The board appointed Si (Simon) Li and Chong Chen as independent directors effective November 25, 2025. Mr. Li becomes chairman of the audit committee and a member of the compensation and nominating committees. Mr. Chen becomes a member of the compensation and audit committees and chairman of the nominating committee.

What are the backgrounds of the new Senmiao (AIHS) directors Si (Simon) Li and Chong Chen?

Si (Simon) Li serves as Chief Financial Officer of Token Cat Limited (Nasdaq: TC) and has prior roles in private equity and capital operations, with degrees from Beijing Technology and Business University, the University of Pennsylvania, and Tsinghua University. Chong Chen is the Financial Controller of Shenzhen Qianhai Huineng Technology Industrial Co., Ltd., has prior investment and financing experience, and is a certified public accountant in both the United States and the United Kingdom.

What experience does new CEO Ronggang (Jonathan) Zhang bring to Senmiao Technology Limited (AIHS)?
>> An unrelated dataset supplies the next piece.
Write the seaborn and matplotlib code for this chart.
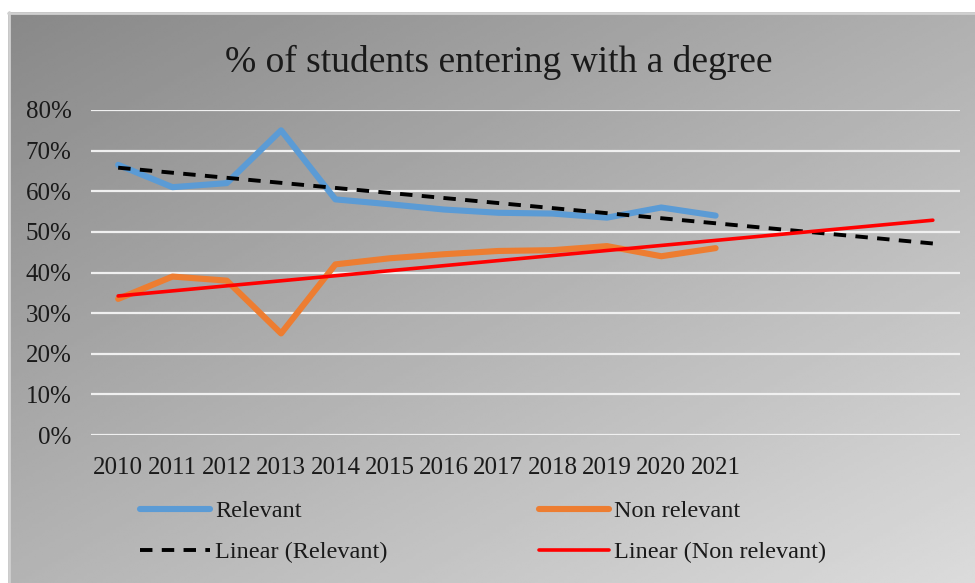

Ronggang (Jonathan) Zhang serves as an independent director of Chijet Motor Company, Inc. (Nasdaq: CJET) and previously held independent director roles at SOS Ltd (NYSE: SOS) and NFT Limited (NYSE American: MI). He is CEO of 5CGroup International Asset Management Co., Ltd. and a strategic development consultant at SG & CO PRC Lawyers, with prior government and academic positions and a bachelor’s degree from Hubei University.

What compensation will the new leaders of Senmiao Technology Limited (AIHS) receive?

The filing states that Si (Simon) Li and Chong Chen will each receive annual compensation of $30,000 for their services as independent directors. Ronggang (Jonathan) Zhang will receive annual compensation of $50,000 for his role as Chief Executive Officer and chairman of the board.

Are there any related-party transactions or family relationships involving the new Senmiao (AIHS) appointees?

The company states that for Si (Simon) Li, Chong Chen, and Ronggang (Jonathan) Zhang, there are no arrangements through which they were selected, no family relationships with other directors or executive officers, and no transactions since the beginning of the last fiscal year requiring disclosure under Item 404(a) of Regulation S-K.